The Available Panacea

by Richard Kovac

Someone suggested that all medical problems could be solved, and all social anomie healed easily, except that a practitioner class of medical doctors and social workers needs to be paid, and so they conspire to keep their clients ill. The need to make money requires a victim class.

This is probably an exaggeration and very cynical, but there is some truth in it. Doctors and social workers don't get paid by patients and clients who get better. Therefore it is in their vested interest to create a hard core of recurrent client customers. The medical profession seldom scorns hypochondriacs either. It says it is humoring them.

Is money, on another track, the available panacea? We say more money should be spent on education. Maybe so. But who is going to work on the character of the teachers if all they are working for is a higher paycheck? Do we educate children to make money or to have learning with intrinsic worth? I know, we have our pragmatic criterion of cash value - and what's wrong with that?

We deify money. Money is the measuring stick of all men. It is apt that our currency says, "In God we trust" for this is a Freudian slip. Money is in fact, as it says, our God. Who does not kowtow to it?

If you happen to be rich (as most of us are in this country with forty percent of the world's wealth and only four percent of its population), then at least share it with the poor. I don't care whether this is done by government or individuals. It must be done, because it is just. One person in seven goes to bed hungry, and 1.1 billion have inadequate drinking water. We, by comparison, are sybarites.

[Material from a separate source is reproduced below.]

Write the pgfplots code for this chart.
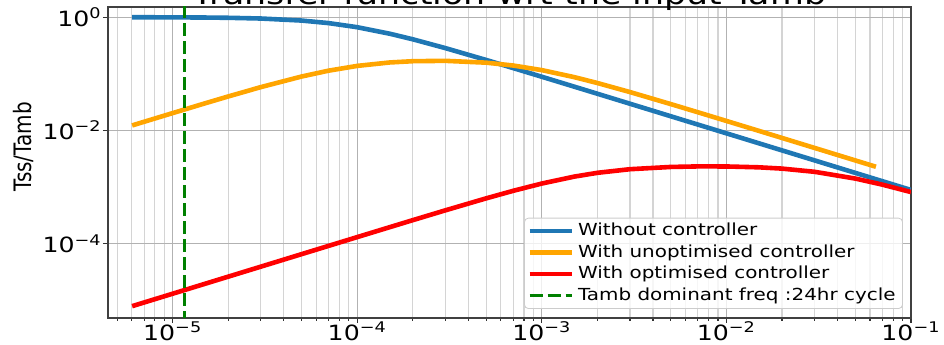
\documentclass[border=0pt]{standalone}
\usepackage{fontspec}
\setmainfont{DejaVu Sans}[FakeStretch=1.2]
\newfontfamily\ylabfont{DejaVu Sans}
\usepackage{pgfplots}
\pgfplotsset{compat=1.18}
\usetikzlibrary{calc}
\definecolor{mplblue}{HTML}{1F77B4}
\definecolor{mplorange}{HTML}{FFA500}
\definecolor{mplred}{HTML}{FF0000}
\definecolor{mplgreen}{HTML}{008000}
\begin{document}
\begin{tikzpicture}
\begin{axis}[
  scale only axis, width=401.5pt, height=155.5pt,
  xmode=log, ymode=log,
  xmin=4.46e-6, xmax=0.1, ymin=4.9e-6, ymax=1.514,
  xtick={1e-5,1e-4,1e-3,1e-2,1e-1},
  xticklabels={10\textsuperscript{−5},10\textsuperscript{−4},10\textsuperscript{−3},10\textsuperscript{−2},10\textsuperscript{−1}},
  ytick={1e-4,1e-2,1},
  yticklabels={10\textsuperscript{−4},10\textsuperscript{−2},10\textsuperscript{0}},
  minor xtick={5e-6,6e-6,7e-6,8e-6,9e-6,
    2e-5,3e-5,4e-5,5e-5,6e-5,7e-5,8e-5,9e-5,
    2e-4,3e-4,4e-4,5e-4,6e-4,7e-4,8e-4,9e-4,
    2e-3,3e-3,4e-3,5e-3,6e-3,7e-3,8e-3,9e-3,
    2e-2,3e-2,4e-2,5e-2,6e-2,7e-2,8e-2,9e-2},
  minor ytick={},
  xmajorgrids, xminorgrids, ymajorgrids,
  major grid style={black!30, line width=0.6pt},
  minor grid style={black!17, line width=0.6pt},
  tick align=outside, tick pos=left,
  major tick length=2.5pt, minor tick length=1.5pt,
  every tick/.style={black!80, line width=0.6pt},
  axis line style={black!75, line width=0.8pt},
  tick label style={font=\fontsize{10.5}{12}\selectfont},
  xticklabel style={inner sep=0pt, yshift=1pt},
  yticklabel style={inner sep=0pt, xshift=-0.5pt},
  ylabel={\scalebox{1}[1.2]{\ylabfont\fontsize{10}{12}\selectfont Tss/Tamb}},
  ylabel style={at={(axis description cs:-0.105,0.55)}, anchor=center},
  title={Transfer function wrt the input Tamb},
  title style={at={(axis description cs:0.5,1)}, anchor=base, yshift=-5pt, inner sep=0pt, font=\fontsize{14.5}{17}\selectfont},
  legend style={at={(0.99,0.029)}, anchor=south east, draw=black!20, rounded corners=2pt,
    fill=white, fill opacity=0.8, text opacity=1, font=\fontsize{8.3}{10}\selectfont,
    cells={anchor=west}, inner xsep=1.5pt, inner ysep=2pt, row sep=2pt,
    nodes={inner ysep=0.5pt}},
  legend image code/.code={\draw[#1] (0pt,0pt) -- (21pt,0pt);},
  every axis plot/.append style={line width=2.3pt},
]
\addplot[mplblue] coordinates {
(6.03e-6,0.9977) (7e-6,0.9969) (1e-5,0.9938) (1.5e-5,0.9862) (2e-5,0.9758) (3e-5,0.9478) (5e-5,0.8721) (7e-5,0.7865) (1e-4,0.6654) (1.5e-4,0.5108) (2e-4,0.4071) (3e-4,0.2848) (5e-4,0.1755) (7e-4,0.1263) (1e-3,0.08877) (1.5e-3,0.05932) (2e-3,0.04452) (3e-3,0.02970) (5e-3,0.01782) (7e-3,0.012732) (1e-2,0.008913) (1.5e-2,0.005942) (2e-2,0.004457) (3e-2,0.002971) (5e-2,0.0017826) (7e-2,0.0012733) (1e-1,0.0008913)
};
\addlegendentry{Without controller}
\addplot[mplorange] coordinates {
(6.03e-6,0.01229) (7e-6,0.014251) (1e-5,0.020299) (1.5e-5,0.030232) (2e-5,0.039914) (3e-5,0.05827) (5e-5,0.0898) (7e-5,0.11387) (1e-4,0.13816) (1.5e-4,0.15885) (2e-4,0.16722) (3e-4,0.16971) (5e-4,0.15747) (7e-4,0.14027) (1e-3,0.11634) (1.5e-3,0.087404) (2e-3,0.068868) (3e-3,0.047708) (5e-3,0.029226) (7e-3,0.020999) (1e-2,0.014746) (1.5e-2,0.009847) (2e-2,0.0073897) (3e-2,0.0049287) (5e-2,0.0029578) (6.46e-2,0.0022894)
};
\addlegendentry{With unoptimised controller}
\addplot[mplred] coordinates {
(6.03e-6,7.931e-6) (7e-6,9.206e-6) (1e-5,1.3152e-5) (1.5e-5,1.9727e-5) (2e-5,2.6302e-5) (3e-5,3.9451e-5) (5e-5,6.5736e-5) (7e-5,9.1999e-5) (1e-4,1.3133e-4) (1.5e-4,1.9664e-4) (2e-4,2.6153e-4) (3e-4,3.8953e-4) (5e-4,6.3503e-4) (7e-4,8.6162e-4) (1e-3,1.1582e-3) (1.5e-3,1.535e-3) (2e-3,1.7896e-3) (3e-3,2.0734e-3) (5e-3,2.2726e-3) (7e-3,2.322e-3) (1e-2,2.3174e-3) (1.5e-2,2.2386e-3) (2e-2,2.1243e-3) (3e-2,1.8665e-3) (5e-2,1.4163e-3) (7e-2,1.1068e-3) (1e-1,8.186e-4)
};
\addlegendentry{With optimised controller}
\addplot[mplgreen, line width=1.5pt, dash pattern=on 6.5pt off 2.5pt] coordinates {(1.1574e-5,1e-7) (1.1574e-5,100)};
\addlegendentry{Tamb dominant freq :24hr cycle}
\end{axis}
\pgfresetboundingbox
\path ($(current axis.south west)+(-54pt,-13.5pt)$) rectangle ($(current axis.north east)+(16.5pt,3.5pt)$);
\end{tikzpicture}
\end{document}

Those of you who think I'm too preachy must also concede that I'm cynical. I think we are hard-hearts, unwilling to make much sacrifice at all. "The Americans are all liars, lazy, and gluttons," to paraphrase what a Cretan poet said about the Cretans. I say it about us...

The famous Fremont Toast, during the Mexican War, can be taken as the archetype of the American patriotic fallacy: "My Country! In its dealings with foreign nations may it always be right. But my country, right or wrong!" This very wrongness saturates our domestic and international existence today, and at its heart is the love of money.

We are a nominally Christian country steeped in the idolatry of materialism.

We do not manage money...

Money manages us.

What is to be done? I'm not urging a violent revolution. I'm encouraging a change of heart, beginning with each of us. When this transformation is accomplished, Man will again be the measure of all things.